--- START SUPPLIED RECORDS ---

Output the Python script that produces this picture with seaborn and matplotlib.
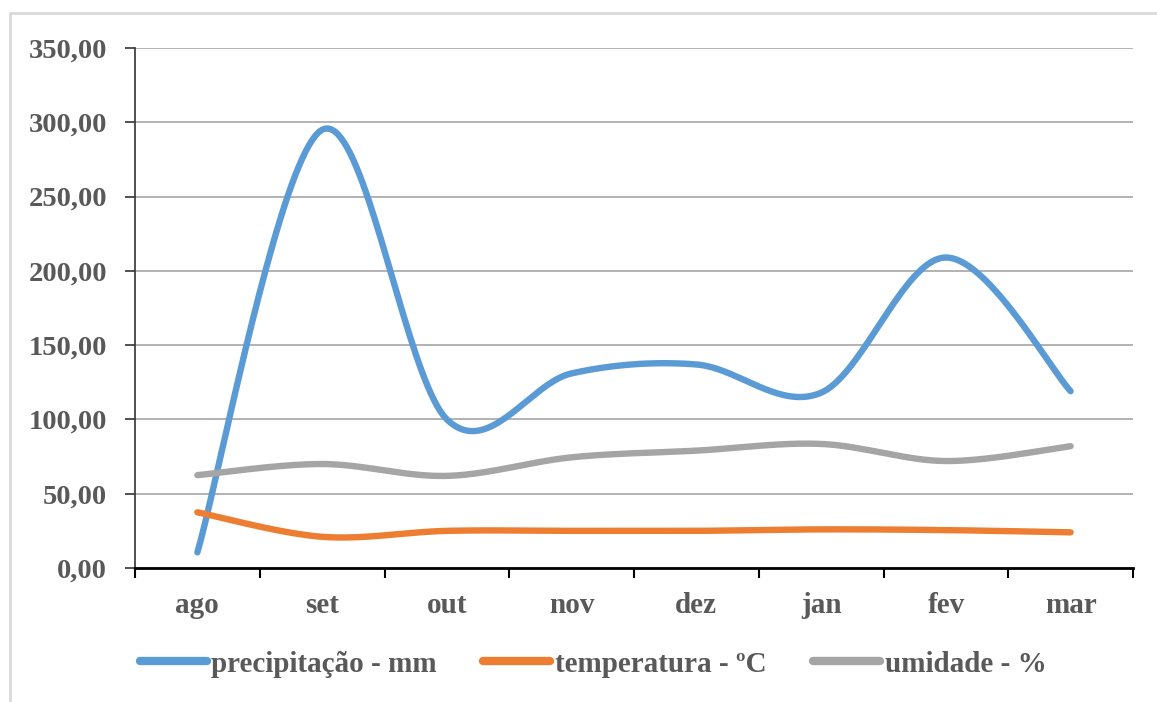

--- END SUPPLIED RECORDS ---
--- START SUPPLIED RECORDS ---

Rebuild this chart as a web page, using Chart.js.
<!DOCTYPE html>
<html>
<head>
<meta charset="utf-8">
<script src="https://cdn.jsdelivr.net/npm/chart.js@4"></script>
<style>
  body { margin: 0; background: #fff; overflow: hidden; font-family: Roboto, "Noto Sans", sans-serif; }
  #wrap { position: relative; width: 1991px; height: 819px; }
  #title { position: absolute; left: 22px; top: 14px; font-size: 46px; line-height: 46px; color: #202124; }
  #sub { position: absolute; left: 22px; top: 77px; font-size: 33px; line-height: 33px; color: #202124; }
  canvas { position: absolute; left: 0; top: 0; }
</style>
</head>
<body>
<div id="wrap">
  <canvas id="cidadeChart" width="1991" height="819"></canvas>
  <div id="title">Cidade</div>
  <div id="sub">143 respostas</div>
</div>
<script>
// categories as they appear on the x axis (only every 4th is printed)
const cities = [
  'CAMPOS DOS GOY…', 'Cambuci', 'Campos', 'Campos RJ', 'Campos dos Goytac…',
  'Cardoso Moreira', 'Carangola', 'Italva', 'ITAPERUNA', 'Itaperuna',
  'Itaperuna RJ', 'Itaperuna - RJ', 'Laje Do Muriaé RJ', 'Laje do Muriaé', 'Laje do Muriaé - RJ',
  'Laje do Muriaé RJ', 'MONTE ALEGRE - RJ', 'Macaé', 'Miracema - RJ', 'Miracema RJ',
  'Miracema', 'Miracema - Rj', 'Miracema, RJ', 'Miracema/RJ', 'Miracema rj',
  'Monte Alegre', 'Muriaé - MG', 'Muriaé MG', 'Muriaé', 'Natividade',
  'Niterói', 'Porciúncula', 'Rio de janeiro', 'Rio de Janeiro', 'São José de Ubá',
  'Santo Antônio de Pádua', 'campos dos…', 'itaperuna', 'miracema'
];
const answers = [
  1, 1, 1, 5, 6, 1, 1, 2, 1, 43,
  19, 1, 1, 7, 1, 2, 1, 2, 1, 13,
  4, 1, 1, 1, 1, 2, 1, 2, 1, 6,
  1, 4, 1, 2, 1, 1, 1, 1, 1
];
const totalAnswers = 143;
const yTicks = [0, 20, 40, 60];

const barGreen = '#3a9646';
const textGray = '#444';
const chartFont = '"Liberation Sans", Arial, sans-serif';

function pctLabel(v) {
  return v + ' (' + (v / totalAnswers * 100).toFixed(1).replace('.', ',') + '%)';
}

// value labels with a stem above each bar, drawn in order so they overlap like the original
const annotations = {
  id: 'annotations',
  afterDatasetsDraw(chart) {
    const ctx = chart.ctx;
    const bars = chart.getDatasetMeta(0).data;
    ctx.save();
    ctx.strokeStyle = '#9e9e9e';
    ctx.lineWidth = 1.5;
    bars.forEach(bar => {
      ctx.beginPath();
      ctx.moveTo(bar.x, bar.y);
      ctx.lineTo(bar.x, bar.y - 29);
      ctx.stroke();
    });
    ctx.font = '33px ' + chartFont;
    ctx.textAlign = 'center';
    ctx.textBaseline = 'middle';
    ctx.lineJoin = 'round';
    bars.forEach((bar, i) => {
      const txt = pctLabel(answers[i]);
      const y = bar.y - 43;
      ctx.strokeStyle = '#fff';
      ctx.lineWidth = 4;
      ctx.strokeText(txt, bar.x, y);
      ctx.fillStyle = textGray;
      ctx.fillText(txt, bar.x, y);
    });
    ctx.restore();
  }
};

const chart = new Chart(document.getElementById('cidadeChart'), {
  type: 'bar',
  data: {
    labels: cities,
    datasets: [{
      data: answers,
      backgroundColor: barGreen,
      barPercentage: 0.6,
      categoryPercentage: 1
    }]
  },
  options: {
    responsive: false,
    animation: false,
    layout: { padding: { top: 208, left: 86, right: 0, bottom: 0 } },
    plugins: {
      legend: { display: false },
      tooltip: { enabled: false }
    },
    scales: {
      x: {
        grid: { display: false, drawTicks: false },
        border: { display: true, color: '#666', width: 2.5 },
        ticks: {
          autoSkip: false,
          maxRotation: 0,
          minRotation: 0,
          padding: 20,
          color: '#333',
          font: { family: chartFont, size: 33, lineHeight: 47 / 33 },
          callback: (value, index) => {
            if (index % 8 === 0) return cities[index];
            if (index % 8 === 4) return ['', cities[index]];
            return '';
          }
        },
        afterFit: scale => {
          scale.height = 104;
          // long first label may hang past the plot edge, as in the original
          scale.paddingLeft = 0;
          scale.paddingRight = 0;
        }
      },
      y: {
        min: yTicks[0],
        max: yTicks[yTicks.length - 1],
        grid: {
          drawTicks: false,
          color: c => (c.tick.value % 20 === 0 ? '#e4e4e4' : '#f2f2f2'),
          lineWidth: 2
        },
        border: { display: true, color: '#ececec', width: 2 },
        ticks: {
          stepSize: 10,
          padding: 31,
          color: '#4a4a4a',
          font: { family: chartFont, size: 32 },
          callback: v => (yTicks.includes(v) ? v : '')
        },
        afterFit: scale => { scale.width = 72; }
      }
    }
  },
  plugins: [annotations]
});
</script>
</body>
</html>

--- END SUPPLIED RECORDS ---

_WHAT IS EXPECTED_
Of the lines in this listing, how many contain "script"? Reply with the number and nothing more.

_SOLUTION TO THIS PROBLEM_
4